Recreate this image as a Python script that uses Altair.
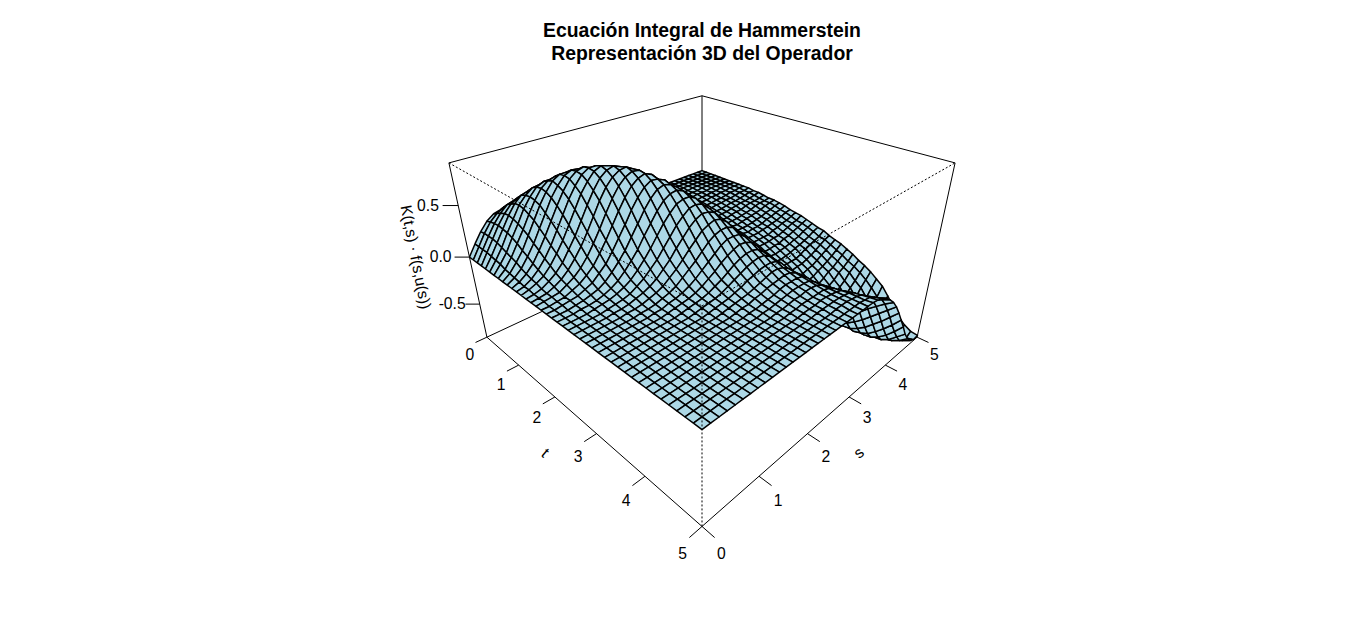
☆ ☆ ☆ ☆
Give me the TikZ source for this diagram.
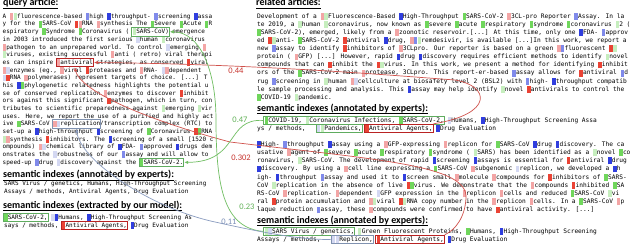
☆ ☆ ☆ ☆
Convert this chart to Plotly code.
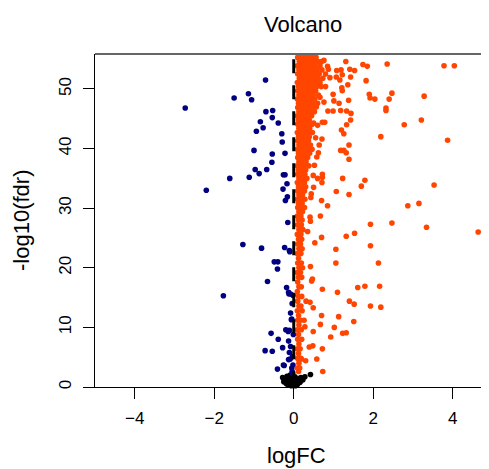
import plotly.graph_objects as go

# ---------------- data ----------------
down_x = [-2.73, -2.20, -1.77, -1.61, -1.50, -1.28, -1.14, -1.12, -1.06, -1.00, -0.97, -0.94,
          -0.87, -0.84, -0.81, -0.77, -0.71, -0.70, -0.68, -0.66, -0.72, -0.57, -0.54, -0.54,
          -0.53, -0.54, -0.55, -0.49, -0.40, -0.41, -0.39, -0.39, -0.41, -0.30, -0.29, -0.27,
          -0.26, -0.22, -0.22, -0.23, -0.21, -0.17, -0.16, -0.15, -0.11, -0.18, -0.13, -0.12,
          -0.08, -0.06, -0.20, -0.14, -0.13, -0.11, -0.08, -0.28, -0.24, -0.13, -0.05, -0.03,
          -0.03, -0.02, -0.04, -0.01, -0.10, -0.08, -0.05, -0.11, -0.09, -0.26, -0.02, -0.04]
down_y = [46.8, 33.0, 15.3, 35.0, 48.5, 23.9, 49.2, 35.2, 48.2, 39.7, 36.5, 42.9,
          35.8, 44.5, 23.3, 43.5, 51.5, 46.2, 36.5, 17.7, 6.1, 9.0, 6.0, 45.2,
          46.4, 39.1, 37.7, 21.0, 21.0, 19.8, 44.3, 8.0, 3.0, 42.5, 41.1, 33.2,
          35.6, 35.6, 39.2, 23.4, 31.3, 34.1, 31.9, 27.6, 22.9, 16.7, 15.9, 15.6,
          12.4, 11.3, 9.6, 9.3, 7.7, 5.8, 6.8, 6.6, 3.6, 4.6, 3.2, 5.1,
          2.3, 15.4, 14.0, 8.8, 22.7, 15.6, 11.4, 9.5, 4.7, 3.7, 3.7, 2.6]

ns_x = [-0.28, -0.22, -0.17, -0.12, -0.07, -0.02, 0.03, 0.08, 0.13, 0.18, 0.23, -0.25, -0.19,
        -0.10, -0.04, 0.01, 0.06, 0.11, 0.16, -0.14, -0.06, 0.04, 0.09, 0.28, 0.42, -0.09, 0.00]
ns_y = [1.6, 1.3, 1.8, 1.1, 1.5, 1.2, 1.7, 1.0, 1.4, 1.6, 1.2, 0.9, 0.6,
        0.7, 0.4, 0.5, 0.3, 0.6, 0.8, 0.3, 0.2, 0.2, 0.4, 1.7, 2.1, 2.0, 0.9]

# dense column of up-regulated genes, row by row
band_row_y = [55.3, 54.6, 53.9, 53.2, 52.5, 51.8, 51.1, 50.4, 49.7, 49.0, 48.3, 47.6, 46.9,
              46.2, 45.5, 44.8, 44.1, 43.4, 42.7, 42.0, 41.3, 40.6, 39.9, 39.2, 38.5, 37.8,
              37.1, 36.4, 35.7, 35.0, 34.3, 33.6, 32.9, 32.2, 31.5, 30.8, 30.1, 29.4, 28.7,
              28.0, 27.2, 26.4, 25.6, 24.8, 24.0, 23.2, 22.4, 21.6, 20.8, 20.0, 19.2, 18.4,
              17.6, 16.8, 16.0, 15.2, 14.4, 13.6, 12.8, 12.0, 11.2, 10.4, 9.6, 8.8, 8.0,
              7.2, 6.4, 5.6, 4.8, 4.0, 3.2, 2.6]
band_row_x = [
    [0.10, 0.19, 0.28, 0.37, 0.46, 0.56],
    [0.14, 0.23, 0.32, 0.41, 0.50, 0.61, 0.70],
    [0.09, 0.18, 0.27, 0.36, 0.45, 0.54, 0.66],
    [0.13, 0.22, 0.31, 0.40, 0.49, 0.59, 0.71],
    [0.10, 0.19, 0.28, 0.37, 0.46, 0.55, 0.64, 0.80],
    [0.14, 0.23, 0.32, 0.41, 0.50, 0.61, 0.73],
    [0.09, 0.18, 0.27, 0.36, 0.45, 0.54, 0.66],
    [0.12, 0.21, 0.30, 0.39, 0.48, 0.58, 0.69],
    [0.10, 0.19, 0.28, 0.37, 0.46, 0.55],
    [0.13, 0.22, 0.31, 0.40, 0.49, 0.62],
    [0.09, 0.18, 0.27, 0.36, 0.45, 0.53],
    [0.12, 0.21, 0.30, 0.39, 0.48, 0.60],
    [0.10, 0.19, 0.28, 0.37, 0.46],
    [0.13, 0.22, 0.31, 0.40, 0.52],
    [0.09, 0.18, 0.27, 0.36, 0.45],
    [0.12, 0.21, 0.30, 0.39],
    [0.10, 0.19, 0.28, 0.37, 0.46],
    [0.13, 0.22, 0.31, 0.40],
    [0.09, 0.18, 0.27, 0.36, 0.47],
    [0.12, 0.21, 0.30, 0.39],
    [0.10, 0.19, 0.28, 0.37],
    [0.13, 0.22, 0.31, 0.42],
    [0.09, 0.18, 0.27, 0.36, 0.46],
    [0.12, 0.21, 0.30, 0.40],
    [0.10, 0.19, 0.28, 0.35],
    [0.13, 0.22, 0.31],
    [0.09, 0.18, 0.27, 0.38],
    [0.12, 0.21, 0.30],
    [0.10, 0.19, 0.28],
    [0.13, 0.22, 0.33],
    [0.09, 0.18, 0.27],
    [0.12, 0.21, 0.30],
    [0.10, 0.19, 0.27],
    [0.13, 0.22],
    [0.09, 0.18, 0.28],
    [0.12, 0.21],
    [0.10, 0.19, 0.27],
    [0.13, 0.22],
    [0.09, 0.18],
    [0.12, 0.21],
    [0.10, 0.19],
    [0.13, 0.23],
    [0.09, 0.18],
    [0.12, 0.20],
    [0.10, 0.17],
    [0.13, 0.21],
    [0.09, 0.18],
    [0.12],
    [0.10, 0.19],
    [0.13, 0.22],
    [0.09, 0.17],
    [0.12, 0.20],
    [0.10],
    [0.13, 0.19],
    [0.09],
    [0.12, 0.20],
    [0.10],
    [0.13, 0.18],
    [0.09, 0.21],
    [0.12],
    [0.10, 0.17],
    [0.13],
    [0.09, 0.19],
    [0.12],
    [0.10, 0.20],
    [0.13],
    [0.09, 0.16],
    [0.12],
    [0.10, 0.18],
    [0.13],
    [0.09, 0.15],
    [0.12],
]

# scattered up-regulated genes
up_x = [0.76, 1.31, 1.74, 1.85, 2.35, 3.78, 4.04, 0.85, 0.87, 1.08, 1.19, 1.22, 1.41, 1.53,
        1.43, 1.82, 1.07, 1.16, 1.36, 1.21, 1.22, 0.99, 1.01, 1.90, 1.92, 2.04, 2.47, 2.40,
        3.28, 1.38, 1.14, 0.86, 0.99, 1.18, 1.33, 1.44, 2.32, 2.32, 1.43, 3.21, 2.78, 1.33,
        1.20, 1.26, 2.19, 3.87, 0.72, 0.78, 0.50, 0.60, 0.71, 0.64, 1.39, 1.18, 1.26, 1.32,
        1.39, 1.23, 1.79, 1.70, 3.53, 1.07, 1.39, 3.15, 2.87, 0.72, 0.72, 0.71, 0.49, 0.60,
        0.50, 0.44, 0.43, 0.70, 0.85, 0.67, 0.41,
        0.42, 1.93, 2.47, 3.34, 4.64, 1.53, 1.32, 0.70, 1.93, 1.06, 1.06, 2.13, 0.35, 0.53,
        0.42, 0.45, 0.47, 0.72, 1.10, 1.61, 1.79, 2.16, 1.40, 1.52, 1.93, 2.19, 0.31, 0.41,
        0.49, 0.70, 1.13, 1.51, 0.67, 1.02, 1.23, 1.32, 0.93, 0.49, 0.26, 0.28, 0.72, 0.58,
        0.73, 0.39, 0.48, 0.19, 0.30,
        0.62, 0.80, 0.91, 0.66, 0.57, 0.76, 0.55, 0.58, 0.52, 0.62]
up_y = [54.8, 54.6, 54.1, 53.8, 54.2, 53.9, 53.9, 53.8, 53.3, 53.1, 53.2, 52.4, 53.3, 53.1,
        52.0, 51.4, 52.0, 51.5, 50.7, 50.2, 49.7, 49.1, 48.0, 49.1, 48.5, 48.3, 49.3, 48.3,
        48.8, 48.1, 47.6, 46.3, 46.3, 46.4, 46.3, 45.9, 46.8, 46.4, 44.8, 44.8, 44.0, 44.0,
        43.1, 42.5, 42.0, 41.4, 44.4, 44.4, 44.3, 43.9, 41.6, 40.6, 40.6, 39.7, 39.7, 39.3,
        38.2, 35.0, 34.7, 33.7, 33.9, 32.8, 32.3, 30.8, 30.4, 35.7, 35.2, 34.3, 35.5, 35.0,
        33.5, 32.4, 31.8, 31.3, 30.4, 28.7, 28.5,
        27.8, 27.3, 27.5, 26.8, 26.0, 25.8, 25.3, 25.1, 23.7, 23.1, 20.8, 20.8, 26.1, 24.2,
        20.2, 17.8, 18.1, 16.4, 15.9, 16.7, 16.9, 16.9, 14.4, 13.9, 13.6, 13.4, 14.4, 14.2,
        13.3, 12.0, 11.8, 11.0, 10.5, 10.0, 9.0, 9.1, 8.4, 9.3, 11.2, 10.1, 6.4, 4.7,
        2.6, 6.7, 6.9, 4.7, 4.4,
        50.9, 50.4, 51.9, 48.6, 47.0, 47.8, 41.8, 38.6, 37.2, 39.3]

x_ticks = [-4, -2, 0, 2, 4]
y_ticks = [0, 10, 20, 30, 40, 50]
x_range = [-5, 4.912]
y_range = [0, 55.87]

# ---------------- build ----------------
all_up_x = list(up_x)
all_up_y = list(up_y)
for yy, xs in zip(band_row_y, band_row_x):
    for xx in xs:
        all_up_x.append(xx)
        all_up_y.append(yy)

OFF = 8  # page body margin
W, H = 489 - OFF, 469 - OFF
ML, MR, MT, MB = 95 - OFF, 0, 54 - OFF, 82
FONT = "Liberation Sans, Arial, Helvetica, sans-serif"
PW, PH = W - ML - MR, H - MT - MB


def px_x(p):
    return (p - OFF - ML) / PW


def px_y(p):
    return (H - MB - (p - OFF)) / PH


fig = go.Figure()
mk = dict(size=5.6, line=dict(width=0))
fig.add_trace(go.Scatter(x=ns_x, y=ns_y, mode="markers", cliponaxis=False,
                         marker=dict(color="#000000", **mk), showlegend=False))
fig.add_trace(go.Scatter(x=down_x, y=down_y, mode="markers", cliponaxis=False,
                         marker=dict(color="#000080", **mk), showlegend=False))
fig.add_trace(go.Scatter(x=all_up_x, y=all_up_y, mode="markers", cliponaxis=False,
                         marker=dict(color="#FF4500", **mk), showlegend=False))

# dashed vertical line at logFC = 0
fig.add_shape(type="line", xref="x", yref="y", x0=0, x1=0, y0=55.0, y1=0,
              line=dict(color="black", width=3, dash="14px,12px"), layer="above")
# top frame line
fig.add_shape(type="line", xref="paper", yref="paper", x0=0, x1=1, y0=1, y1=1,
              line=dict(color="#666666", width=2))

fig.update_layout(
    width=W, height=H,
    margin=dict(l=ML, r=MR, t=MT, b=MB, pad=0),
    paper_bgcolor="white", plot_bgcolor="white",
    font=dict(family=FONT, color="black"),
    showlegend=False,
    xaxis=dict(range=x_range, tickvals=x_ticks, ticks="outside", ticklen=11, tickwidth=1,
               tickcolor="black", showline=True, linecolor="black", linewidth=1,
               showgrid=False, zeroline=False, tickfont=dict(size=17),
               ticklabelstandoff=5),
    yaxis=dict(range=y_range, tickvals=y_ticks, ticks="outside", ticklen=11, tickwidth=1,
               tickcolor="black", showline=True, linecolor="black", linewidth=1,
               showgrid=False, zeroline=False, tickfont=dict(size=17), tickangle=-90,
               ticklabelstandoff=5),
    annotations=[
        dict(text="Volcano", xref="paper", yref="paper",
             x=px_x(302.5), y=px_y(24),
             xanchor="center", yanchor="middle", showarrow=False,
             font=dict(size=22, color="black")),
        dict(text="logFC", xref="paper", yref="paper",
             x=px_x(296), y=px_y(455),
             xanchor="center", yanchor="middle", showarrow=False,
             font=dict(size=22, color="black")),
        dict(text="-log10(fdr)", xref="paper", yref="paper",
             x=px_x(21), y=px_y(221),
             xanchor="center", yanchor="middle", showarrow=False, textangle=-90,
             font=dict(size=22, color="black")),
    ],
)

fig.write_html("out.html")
☆ ☆ ☆ ☆
Only lines holding the string "this" are wanted; gather each one from the entries above.

■ Answer to the task ■
Recreate this image as a Python script that uses Altair.
Give me the TikZ source for this diagram.
Convert this chart to Plotly code.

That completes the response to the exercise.